Publisher: Sometimes You
Developer: Sometimes You
Release Date: 01/13/2016
Energy Cycle is a perfect fit for those who like the kind of puzzles you can find in a Hidden Object Game. We’ve all so seen those puzzles where you have to click on objects in a grid in order to get them all to match colors, and that’s exactly what this is. It adds a few extra modes to spice things up, as well as a thirty or so “puzzle” levels. For a buck, this is a fairly decent game.
When you start the game, you’ll have three game types to choose from. “Puzzle” mode gives you one level at a time to complete at your leisure. The idea is to change each node so that they are all the same color, and the game keeps track of the number of moves you use, but there isn’t a leader board to climb. “Time Attack” is what you’d expect; you have a set amount of time to complete as many random puzzles as you can. “Infinite Play” lets you keep going until you don’t want to go anymore. You can’t restart a level though; you’ll have to go back to the menu instead. It’s odd.
There’s also a level editor. You’re given a 7×7 grid of nodes. You can remove or place a node on any spot, and then change colors by clicking on them as you would any other puzzle. When you’re done, you can have the game generate a code that is saved to your clipboard. This can be shared outside of the game, and players and can enter that code in the “Puzzle” menu in order to play it. It’s not an ideal setup, but it will allow you to share your creations.
As far as the presentation goes, it’s serviceable. Imagine the sound visualizer programs you’d use back in the day, and you’ll have an idea of what the backgrounds look like. Beyond that, the nodes glow and exude energy, which is nice. The game has two different visual settings, including one that helps out players with color blindness, which is pretty nifty. The music is some generic electronic stuff that quickly fades into the background. It’s okay, but it won’t stick with you five seconds later. It definitely feels like a dollar game, although I’ve seen more expensive games that look worse.

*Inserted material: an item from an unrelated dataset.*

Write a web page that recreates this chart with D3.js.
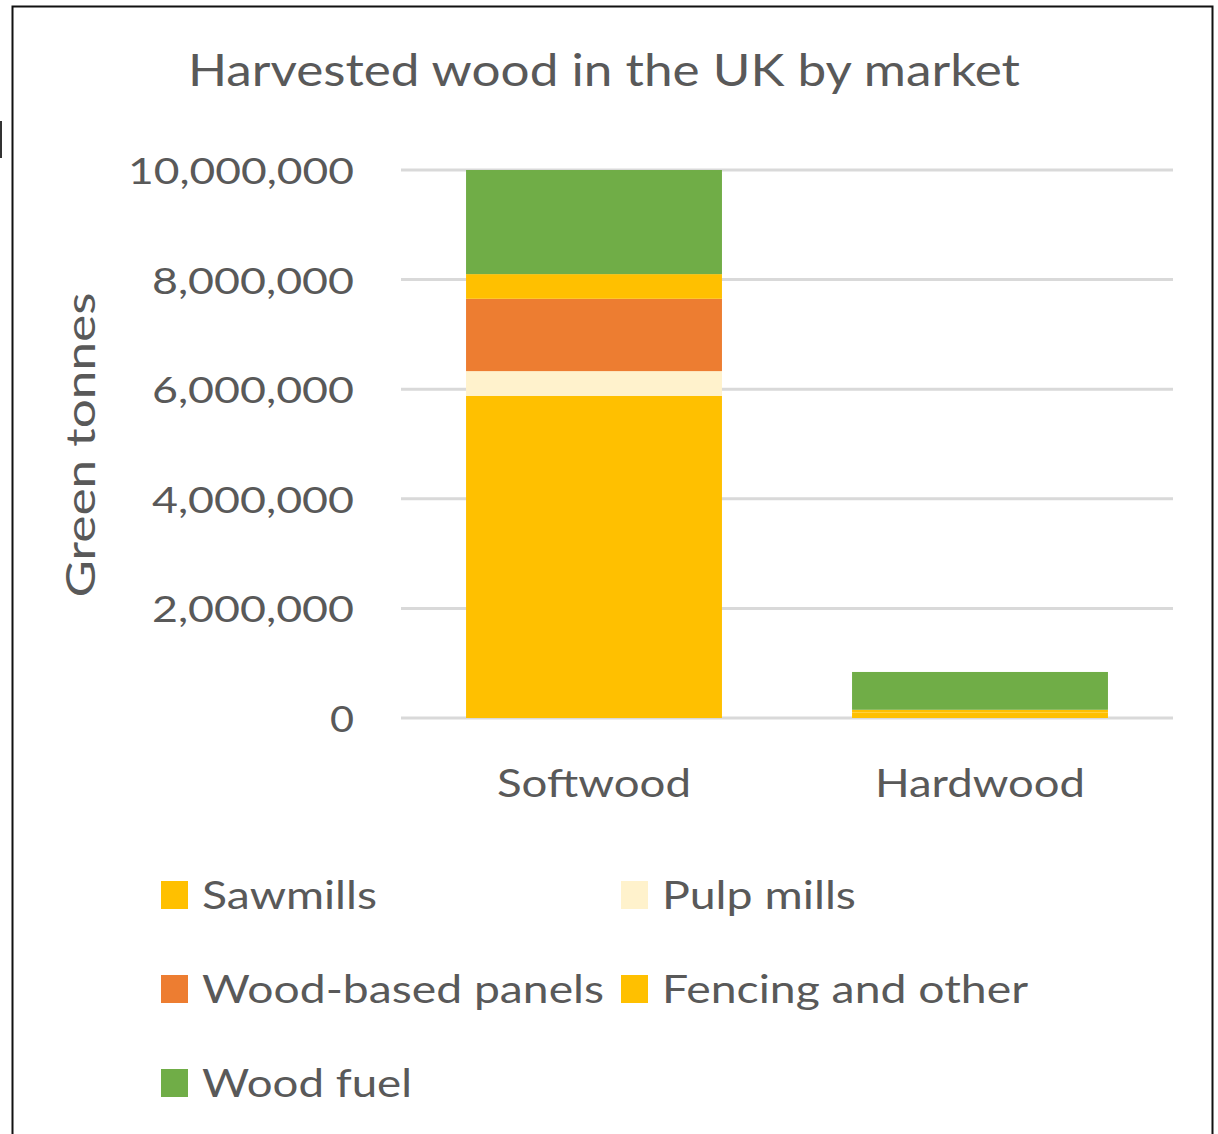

You can use the mouse or keyboard to play the game. Essentially, all you do is click on nodes to change their color. The catch is that clicking on one node will activate all other perpendicular nodes, meaning all in a row or a column. The exceptions are those separated by a gap. Imagine that 7×7 grid I mentioned earlier. If two nodes are next to each other, they will change each other when one is pressed. If there’s a missing node between them, they won’t activate each other at all.
The puzzles get fairly tricky early on. You’ll often get to the point where just a single node is off, but clicking on it will mess with over a dozen more. For the non-timed modes, you can sit back and plan your next few moves in order to get back on track. When you are timed however, there’s a lot more pressure to click things until something good happens.
You can probably clear everything the game has to offer in a couple of hours if you’re skilled at this kind of thing. From there, you can try and share codes with other players, or simply try to top your own high score in time attack. There’s not a lot of content, but again, there didn’t need to be. This game only costs a buck, and it’s more than worth that asking price if you’re at all into these types of games.
Short Attention Span Summary
Energy Cycle is a simple puzzler about matching colors and planning ahead. It’s the kind of game that larger games use as a one off mini-game or a special puzzle. If you’re a fan of the style, this game will offer you more bang for your buck. The time attack and level editor modes are a nice touch that make the package worthwhile. It’s certainly worth taking a look at. There are far worse things to spend a dollar on.